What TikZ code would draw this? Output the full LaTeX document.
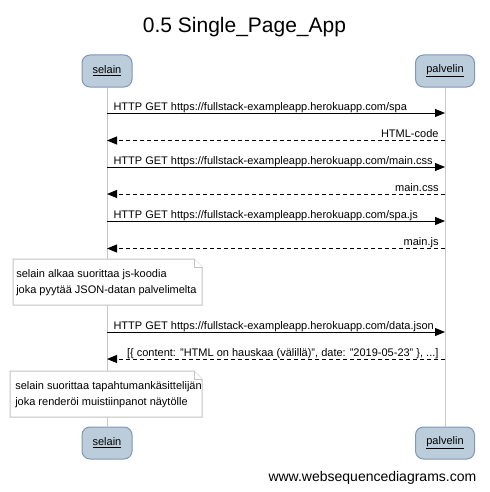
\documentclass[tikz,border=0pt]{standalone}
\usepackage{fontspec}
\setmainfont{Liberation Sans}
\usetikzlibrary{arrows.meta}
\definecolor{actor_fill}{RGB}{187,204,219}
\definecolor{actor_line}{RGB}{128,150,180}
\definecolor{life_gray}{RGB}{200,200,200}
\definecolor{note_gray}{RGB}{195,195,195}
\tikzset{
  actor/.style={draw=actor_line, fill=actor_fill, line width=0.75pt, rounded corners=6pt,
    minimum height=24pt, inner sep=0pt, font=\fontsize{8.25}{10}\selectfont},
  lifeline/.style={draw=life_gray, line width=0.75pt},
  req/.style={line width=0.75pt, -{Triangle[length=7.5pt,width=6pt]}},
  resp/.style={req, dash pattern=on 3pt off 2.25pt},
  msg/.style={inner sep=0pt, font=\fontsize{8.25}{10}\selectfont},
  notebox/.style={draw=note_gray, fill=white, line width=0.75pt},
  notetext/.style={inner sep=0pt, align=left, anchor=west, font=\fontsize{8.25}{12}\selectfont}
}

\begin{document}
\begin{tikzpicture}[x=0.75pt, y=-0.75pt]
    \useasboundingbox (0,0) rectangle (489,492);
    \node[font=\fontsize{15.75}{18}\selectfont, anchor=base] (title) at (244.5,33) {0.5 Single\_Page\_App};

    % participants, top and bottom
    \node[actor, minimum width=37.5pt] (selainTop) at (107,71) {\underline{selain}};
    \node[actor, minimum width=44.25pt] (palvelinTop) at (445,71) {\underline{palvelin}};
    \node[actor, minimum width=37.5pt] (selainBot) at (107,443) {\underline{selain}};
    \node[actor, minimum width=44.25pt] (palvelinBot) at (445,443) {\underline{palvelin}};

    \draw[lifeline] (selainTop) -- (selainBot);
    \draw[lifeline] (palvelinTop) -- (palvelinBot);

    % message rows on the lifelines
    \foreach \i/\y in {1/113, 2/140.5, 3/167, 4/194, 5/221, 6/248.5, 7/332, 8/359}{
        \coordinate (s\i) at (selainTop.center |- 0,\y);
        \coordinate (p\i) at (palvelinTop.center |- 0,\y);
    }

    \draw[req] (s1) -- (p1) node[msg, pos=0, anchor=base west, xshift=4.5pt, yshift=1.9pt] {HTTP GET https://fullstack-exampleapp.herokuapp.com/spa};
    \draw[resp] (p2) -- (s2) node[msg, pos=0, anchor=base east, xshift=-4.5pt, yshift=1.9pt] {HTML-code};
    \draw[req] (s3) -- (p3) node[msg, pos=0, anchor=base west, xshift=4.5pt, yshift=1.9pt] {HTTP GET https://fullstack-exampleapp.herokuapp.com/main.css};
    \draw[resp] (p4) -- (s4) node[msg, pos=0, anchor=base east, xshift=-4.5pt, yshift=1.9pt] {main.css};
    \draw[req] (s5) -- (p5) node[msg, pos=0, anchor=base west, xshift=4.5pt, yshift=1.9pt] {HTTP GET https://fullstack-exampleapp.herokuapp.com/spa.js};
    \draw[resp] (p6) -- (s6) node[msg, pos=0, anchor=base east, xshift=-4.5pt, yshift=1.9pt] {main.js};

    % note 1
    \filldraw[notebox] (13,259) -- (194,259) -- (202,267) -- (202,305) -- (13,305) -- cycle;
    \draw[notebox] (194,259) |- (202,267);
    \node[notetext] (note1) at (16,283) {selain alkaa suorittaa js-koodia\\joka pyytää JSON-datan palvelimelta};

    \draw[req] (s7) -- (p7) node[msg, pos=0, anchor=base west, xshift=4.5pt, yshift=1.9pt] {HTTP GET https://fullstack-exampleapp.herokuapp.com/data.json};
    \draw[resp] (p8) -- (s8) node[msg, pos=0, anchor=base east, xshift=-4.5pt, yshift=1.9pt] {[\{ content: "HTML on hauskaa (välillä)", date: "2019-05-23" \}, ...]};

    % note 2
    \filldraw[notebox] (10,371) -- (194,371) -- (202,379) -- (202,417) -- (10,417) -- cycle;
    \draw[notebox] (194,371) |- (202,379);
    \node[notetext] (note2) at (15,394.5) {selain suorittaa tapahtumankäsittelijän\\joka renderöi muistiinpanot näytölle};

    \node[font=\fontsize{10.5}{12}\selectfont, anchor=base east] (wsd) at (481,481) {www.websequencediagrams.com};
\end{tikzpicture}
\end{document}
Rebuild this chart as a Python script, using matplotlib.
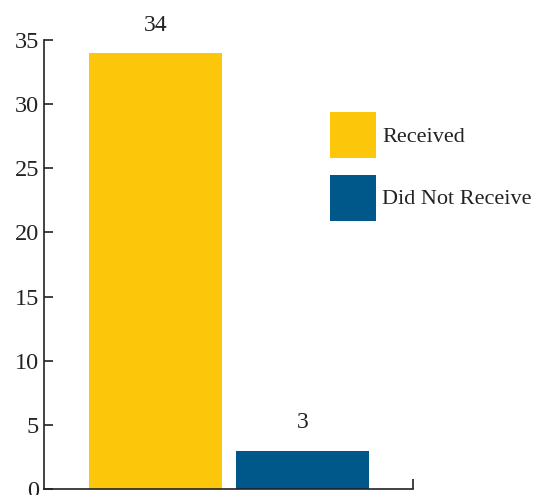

********

Work to do:
Exclude the pictures and transcribe all of the entries exactly.

Answer to this exercise:
What TikZ code would draw this? Output the full LaTeX document.
\documentclass[tikz,border=0pt]{standalone}
\usepackage{fontspec}
\setmainfont{Liberation Sans}
\usetikzlibrary{arrows.meta}
\definecolor{actor_fill}{RGB}{187,204,219}
\definecolor{actor_line}{RGB}{128,150,180}
\definecolor{life_gray}{RGB}{200,200,200}
\definecolor{note_gray}{RGB}{195,195,195}
\tikzset{
  actor/.style={draw=actor_line, fill=actor_fill, line width=0.75pt, rounded corners=6pt,
    minimum height=24pt, inner sep=0pt, font=\fontsize{8.25}{10}\selectfont},
  lifeline/.style={draw=life_gray, line width=0.75pt},
  req/.style={line width=0.75pt, -{Triangle[length=7.5pt,width=6pt]}},
  resp/.style={req, dash pattern=on 3pt off 2.25pt},
  msg/.style={inner sep=0pt, font=\fontsize{8.25}{10}\selectfont},
  notebox/.style={draw=note_gray, fill=white, line width=0.75pt},
  notetext/.style={inner sep=0pt, align=left, anchor=west, font=\fontsize{8.25}{12}\selectfont}
}

\begin{document}
\begin{tikzpicture}[x=0.75pt, y=-0.75pt]
    \useasboundingbox (0,0) rectangle (489,492);
    \node[font=\fontsize{15.75}{18}\selectfont, anchor=base] (title) at (244.5,33) {0.5 Single\_Page\_App};

    % participants, top and bottom
    \node[actor, minimum width=37.5pt] (selainTop) at (107,71) {\underline{selain}};
    \node[actor, minimum width=44.25pt] (palvelinTop) at (445,71) {\underline{palvelin}};
    \node[actor, minimum width=37.5pt] (selainBot) at (107,443) {\underline{selain}};
    \node[actor, minimum width=44.25pt] (palvelinBot) at (445,443) {\underline{palvelin}};

    \draw[lifeline] (selainTop) -- (selainBot);
    \draw[lifeline] (palvelinTop) -- (palvelinBot);

    % message rows on the lifelines
    \foreach \i/\y in {1/113, 2/140.5, 3/167, 4/194, 5/221, 6/248.5, 7/332, 8/359}{
        \coordinate (s\i) at (selainTop.center |- 0,\y);
        \coordinate (p\i) at (palvelinTop.center |- 0,\y);
    }

    \draw[req] (s1) -- (p1) node[msg, pos=0, anchor=base west, xshift=4.5pt, yshift=1.9pt] {HTTP GET https://fullstack-exampleapp.herokuapp.com/spa};
    \draw[resp] (p2) -- (s2) node[msg, pos=0, anchor=base east, xshift=-4.5pt, yshift=1.9pt] {HTML-code};
    \draw[req] (s3) -- (p3) node[msg, pos=0, anchor=base west, xshift=4.5pt, yshift=1.9pt] {HTTP GET https://fullstack-exampleapp.herokuapp.com/main.css};
    \draw[resp] (p4) -- (s4) node[msg, pos=0, anchor=base east, xshift=-4.5pt, yshift=1.9pt] {main.css};
    \draw[req] (s5) -- (p5) node[msg, pos=0, anchor=base west, xshift=4.5pt, yshift=1.9pt] {HTTP GET https://fullstack-exampleapp.herokuapp.com/spa.js};
    \draw[resp] (p6) -- (s6) node[msg, pos=0, anchor=base east, xshift=-4.5pt, yshift=1.9pt] {main.js};

    % note 1
    \filldraw[notebox] (13,259) -- (194,259) -- (202,267) -- (202,305) -- (13,305) -- cycle;
    \draw[notebox] (194,259) |- (202,267);
    \node[notetext] (note1) at (16,283) {selain alkaa suorittaa js-koodia\\joka pyytää JSON-datan palvelimelta};

    \draw[req] (s7) -- (p7) node[msg, pos=0, anchor=base west, xshift=4.5pt, yshift=1.9pt] {HTTP GET https://fullstack-exampleapp.herokuapp.com/data.json};
    \draw[resp] (p8) -- (s8) node[msg, pos=0, anchor=base east, xshift=-4.5pt, yshift=1.9pt] {[\{ content: "HTML on hauskaa (välillä)", date: "2019-05-23" \}, ...]};

    % note 2
    \filldraw[notebox] (10,371) -- (194,371) -- (202,379) -- (202,417) -- (10,417) -- cycle;
    \draw[notebox] (194,371) |- (202,379);
    \node[notetext] (note2) at (15,394.5) {selain suorittaa tapahtumankäsittelijän\\joka renderöi muistiinpanot näytölle};

    \node[font=\fontsize{10.5}{12}\selectfont, anchor=base east] (wsd) at (481,481) {www.websequencediagrams.com};
\end{tikzpicture}
\end{document}
Rebuild this chart as a Python script, using matplotlib.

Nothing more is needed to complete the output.